- JOB
Pictures stay out; everything else in the records below is copied exactly.

- GIVEN RECORDS
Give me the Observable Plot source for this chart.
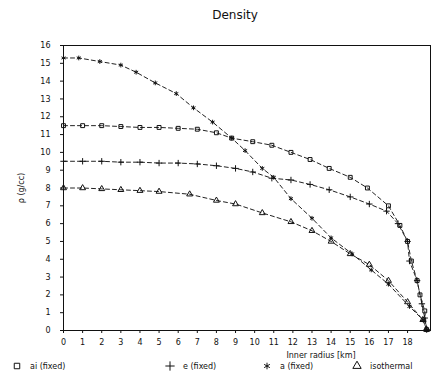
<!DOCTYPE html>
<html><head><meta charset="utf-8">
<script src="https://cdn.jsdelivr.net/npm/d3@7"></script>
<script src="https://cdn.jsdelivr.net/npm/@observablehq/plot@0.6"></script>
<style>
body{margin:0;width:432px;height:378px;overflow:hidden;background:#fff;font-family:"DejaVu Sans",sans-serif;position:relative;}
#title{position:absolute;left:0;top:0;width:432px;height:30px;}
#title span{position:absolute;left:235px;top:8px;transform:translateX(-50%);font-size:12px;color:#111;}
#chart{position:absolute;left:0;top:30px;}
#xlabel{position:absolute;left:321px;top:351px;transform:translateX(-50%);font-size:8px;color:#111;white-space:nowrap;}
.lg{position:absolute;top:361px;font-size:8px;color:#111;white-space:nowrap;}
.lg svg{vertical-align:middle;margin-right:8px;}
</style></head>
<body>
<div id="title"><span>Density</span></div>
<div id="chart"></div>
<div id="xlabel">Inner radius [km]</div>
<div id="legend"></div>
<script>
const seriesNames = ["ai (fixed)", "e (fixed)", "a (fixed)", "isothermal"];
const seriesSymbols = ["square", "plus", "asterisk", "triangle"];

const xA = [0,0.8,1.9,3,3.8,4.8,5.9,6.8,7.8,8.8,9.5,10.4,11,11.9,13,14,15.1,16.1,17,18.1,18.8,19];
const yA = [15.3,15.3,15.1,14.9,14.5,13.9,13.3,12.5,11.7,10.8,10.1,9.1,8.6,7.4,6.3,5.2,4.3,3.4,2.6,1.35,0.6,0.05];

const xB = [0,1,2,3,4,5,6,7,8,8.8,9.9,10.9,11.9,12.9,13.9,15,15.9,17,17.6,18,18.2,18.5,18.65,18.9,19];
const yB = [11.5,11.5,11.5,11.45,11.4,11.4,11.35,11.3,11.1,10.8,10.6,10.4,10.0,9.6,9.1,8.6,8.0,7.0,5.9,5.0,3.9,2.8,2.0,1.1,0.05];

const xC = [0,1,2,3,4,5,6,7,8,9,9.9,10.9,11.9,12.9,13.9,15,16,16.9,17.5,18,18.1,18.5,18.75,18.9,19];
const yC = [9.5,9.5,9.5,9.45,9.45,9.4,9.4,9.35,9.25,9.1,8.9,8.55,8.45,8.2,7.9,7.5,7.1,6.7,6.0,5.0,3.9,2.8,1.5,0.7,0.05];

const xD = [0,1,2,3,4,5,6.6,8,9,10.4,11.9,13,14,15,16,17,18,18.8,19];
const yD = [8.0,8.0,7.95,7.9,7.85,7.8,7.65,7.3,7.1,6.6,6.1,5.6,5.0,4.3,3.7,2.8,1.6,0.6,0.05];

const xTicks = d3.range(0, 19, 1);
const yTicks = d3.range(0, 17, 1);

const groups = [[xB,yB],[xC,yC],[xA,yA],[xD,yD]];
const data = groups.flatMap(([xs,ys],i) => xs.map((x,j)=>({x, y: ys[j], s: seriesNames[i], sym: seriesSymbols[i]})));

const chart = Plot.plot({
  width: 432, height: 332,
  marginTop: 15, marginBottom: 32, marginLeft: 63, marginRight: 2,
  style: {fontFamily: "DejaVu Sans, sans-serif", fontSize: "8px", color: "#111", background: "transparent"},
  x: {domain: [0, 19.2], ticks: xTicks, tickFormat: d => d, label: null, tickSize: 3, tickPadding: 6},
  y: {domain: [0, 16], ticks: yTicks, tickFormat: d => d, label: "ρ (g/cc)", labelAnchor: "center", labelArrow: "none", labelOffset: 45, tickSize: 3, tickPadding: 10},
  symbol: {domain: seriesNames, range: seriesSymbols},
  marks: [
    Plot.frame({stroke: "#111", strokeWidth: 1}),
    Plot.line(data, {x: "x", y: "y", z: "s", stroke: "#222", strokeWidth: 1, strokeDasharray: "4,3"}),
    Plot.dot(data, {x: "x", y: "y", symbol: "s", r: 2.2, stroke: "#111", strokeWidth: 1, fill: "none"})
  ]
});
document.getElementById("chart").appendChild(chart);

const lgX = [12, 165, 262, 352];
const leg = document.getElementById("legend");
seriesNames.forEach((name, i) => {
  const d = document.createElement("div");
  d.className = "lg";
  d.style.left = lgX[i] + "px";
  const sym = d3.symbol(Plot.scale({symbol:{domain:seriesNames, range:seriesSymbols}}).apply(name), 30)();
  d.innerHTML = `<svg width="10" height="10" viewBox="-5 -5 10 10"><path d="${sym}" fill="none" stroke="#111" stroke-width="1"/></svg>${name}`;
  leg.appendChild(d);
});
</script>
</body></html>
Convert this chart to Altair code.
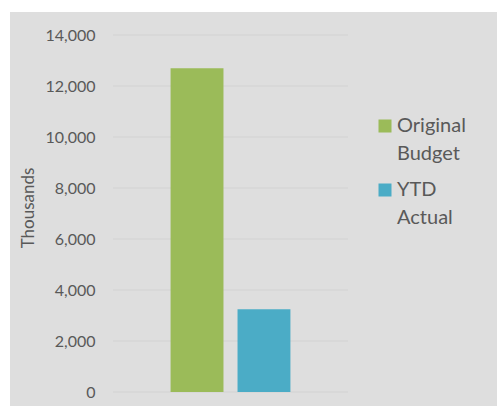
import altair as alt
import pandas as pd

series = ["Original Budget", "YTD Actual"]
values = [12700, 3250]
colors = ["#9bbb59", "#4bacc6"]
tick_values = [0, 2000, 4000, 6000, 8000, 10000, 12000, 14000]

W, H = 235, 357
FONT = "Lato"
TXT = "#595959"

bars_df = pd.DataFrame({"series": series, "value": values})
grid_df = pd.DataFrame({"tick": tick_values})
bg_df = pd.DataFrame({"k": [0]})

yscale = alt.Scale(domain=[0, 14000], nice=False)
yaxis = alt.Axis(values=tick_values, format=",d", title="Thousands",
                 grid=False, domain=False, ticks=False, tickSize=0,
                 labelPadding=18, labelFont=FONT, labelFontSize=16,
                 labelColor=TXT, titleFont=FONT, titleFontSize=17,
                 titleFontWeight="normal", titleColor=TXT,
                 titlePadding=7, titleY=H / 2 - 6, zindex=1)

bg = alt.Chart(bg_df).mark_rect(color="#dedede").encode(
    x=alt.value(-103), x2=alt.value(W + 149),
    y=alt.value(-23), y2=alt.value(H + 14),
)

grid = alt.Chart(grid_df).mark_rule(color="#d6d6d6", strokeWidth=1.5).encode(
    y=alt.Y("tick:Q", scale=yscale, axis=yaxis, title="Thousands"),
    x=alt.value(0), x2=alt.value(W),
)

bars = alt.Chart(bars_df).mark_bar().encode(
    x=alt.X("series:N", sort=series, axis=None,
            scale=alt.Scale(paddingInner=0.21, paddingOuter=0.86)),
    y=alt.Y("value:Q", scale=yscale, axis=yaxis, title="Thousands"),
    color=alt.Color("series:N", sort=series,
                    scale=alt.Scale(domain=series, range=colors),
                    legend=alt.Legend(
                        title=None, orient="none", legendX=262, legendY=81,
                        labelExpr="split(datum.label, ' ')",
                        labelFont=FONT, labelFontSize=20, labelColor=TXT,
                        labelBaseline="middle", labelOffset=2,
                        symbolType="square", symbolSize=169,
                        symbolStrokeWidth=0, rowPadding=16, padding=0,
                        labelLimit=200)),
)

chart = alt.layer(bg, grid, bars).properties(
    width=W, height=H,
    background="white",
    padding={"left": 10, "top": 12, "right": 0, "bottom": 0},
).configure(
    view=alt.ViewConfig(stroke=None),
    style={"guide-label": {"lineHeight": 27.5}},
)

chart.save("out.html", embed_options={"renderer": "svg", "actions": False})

- SOLUTION FOR THIS PROBLEM
Give me the Observable Plot source for this chart.
<!DOCTYPE html>
<html><head><meta charset="utf-8">
<script src="https://cdn.jsdelivr.net/npm/d3@7"></script>
<script src="https://cdn.jsdelivr.net/npm/@observablehq/plot@0.6"></script>
<style>
body{margin:0;width:432px;height:378px;overflow:hidden;background:#fff;font-family:"DejaVu Sans",sans-serif;position:relative;}
#title{position:absolute;left:0;top:0;width:432px;height:30px;}
#title span{position:absolute;left:235px;top:8px;transform:translateX(-50%);font-size:12px;color:#111;}
#chart{position:absolute;left:0;top:30px;}
#xlabel{position:absolute;left:321px;top:351px;transform:translateX(-50%);font-size:8px;color:#111;white-space:nowrap;}
.lg{position:absolute;top:361px;font-size:8px;color:#111;white-space:nowrap;}
.lg svg{vertical-align:middle;margin-right:8px;}
</style></head>
<body>
<div id="title"><span>Density</span></div>
<div id="chart"></div>
<div id="xlabel">Inner radius [km]</div>
<div id="legend"></div>
<script>
const seriesNames = ["ai (fixed)", "e (fixed)", "a (fixed)", "isothermal"];
const seriesSymbols = ["square", "plus", "asterisk", "triangle"];

const xA = [0,0.8,1.9,3,3.8,4.8,5.9,6.8,7.8,8.8,9.5,10.4,11,11.9,13,14,15.1,16.1,17,18.1,18.8,19];
const yA = [15.3,15.3,15.1,14.9,14.5,13.9,13.3,12.5,11.7,10.8,10.1,9.1,8.6,7.4,6.3,5.2,4.3,3.4,2.6,1.35,0.6,0.05];

const xB = [0,1,2,3,4,5,6,7,8,8.8,9.9,10.9,11.9,12.9,13.9,15,15.9,17,17.6,18,18.2,18.5,18.65,18.9,19];
const yB = [11.5,11.5,11.5,11.45,11.4,11.4,11.35,11.3,11.1,10.8,10.6,10.4,10.0,9.6,9.1,8.6,8.0,7.0,5.9,5.0,3.9,2.8,2.0,1.1,0.05];

const xC = [0,1,2,3,4,5,6,7,8,9,9.9,10.9,11.9,12.9,13.9,15,16,16.9,17.5,18,18.1,18.5,18.75,18.9,19];
const yC = [9.5,9.5,9.5,9.45,9.45,9.4,9.4,9.35,9.25,9.1,8.9,8.55,8.45,8.2,7.9,7.5,7.1,6.7,6.0,5.0,3.9,2.8,1.5,0.7,0.05];

const xD = [0,1,2,3,4,5,6.6,8,9,10.4,11.9,13,14,15,16,17,18,18.8,19];
const yD = [8.0,8.0,7.95,7.9,7.85,7.8,7.65,7.3,7.1,6.6,6.1,5.6,5.0,4.3,3.7,2.8,1.6,0.6,0.05];

const xTicks = d3.range(0, 19, 1);
const yTicks = d3.range(0, 17, 1);

const groups = [[xB,yB],[xC,yC],[xA,yA],[xD,yD]];
const data = groups.flatMap(([xs,ys],i) => xs.map((x,j)=>({x, y: ys[j], s: seriesNames[i], sym: seriesSymbols[i]})));

const chart = Plot.plot({
  width: 432, height: 332,
  marginTop: 15, marginBottom: 32, marginLeft: 63, marginRight: 2,
  style: {fontFamily: "DejaVu Sans, sans-serif", fontSize: "8px", color: "#111", background: "transparent"},
  x: {domain: [0, 19.2], ticks: xTicks, tickFormat: d => d, label: null, tickSize: 3, tickPadding: 6},
  y: {domain: [0, 16], ticks: yTicks, tickFormat: d => d, label: "ρ (g/cc)", labelAnchor: "center", labelArrow: "none", labelOffset: 45, tickSize: 3, tickPadding: 10},
  symbol: {domain: seriesNames, range: seriesSymbols},
  marks: [
    Plot.frame({stroke: "#111", strokeWidth: 1}),
    Plot.line(data, {x: "x", y: "y", z: "s", stroke: "#222", strokeWidth: 1, strokeDasharray: "4,3"}),
    Plot.dot(data, {x: "x", y: "y", symbol: "s", r: 2.2, stroke: "#111", strokeWidth: 1, fill: "none"})
  ]
});
document.getElementById("chart").appendChild(chart);

const lgX = [12, 165, 262, 352];
const leg = document.getElementById("legend");
seriesNames.forEach((name, i) => {
  const d = document.createElement("div");
  d.className = "lg";
  d.style.left = lgX[i] + "px";
  const sym = d3.symbol(Plot.scale({symbol:{domain:seriesNames, range:seriesSymbols}}).apply(name), 30)();
  d.innerHTML = `<svg width="10" height="10" viewBox="-5 -5 10 10"><path d="${sym}" fill="none" stroke="#111" stroke-width="1"/></svg>${name}`;
  leg.appendChild(d);
});
</script>
</body></html>
Convert this chart to Altair code.
import altair as alt
import pandas as pd

series = ["Original Budget", "YTD Actual"]
values = [12700, 3250]
colors = ["#9bbb59", "#4bacc6"]
tick_values = [0, 2000, 4000, 6000, 8000, 10000, 12000, 14000]

W, H = 235, 357
FONT = "Lato"
TXT = "#595959"

bars_df = pd.DataFrame({"series": series, "value": values})
grid_df = pd.DataFrame({"tick": tick_values})
bg_df = pd.DataFrame({"k": [0]})

yscale = alt.Scale(domain=[0, 14000], nice=False)
yaxis = alt.Axis(values=tick_values, format=",d", title="Thousands",
                 grid=False, domain=False, ticks=False, tickSize=0,
                 labelPadding=18, labelFont=FONT, labelFontSize=16,
                 labelColor=TXT, titleFont=FONT, titleFontSize=17,
                 titleFontWeight="normal", titleColor=TXT,
                 titlePadding=7, titleY=H / 2 - 6, zindex=1)

bg = alt.Chart(bg_df).mark_rect(color="#dedede").encode(
    x=alt.value(-103), x2=alt.value(W + 149),
    y=alt.value(-23), y2=alt.value(H + 14),
)

grid = alt.Chart(grid_df).mark_rule(color="#d6d6d6", strokeWidth=1.5).encode(
    y=alt.Y("tick:Q", scale=yscale, axis=yaxis, title="Thousands"),
    x=alt.value(0), x2=alt.value(W),
)

bars = alt.Chart(bars_df).mark_bar().encode(
    x=alt.X("series:N", sort=series, axis=None,
            scale=alt.Scale(paddingInner=0.21, paddingOuter=0.86)),
    y=alt.Y("value:Q", scale=yscale, axis=yaxis, title="Thousands"),
    color=alt.Color("series:N", sort=series,
                    scale=alt.Scale(domain=series, range=colors),
                    legend=alt.Legend(
                        title=None, orient="none", legendX=262, legendY=81,
                        labelExpr="split(datum.label, ' ')",
                        labelFont=FONT, labelFontSize=20, labelColor=TXT,
                        labelBaseline="middle", labelOffset=2,
                        symbolType="square", symbolSize=169,
                        symbolStrokeWidth=0, rowPadding=16, padding=0,
                        labelLimit=200)),
)

chart = alt.layer(bg, grid, bars).properties(
    width=W, height=H,
    background="white",
    padding={"left": 10, "top": 12, "right": 0, "bottom": 0},
).configure(
    view=alt.ViewConfig(stroke=None),
    style={"guide-label": {"lineHeight": 27.5}},
)

chart.save("out.html", embed_options={"renderer": "svg", "actions": False})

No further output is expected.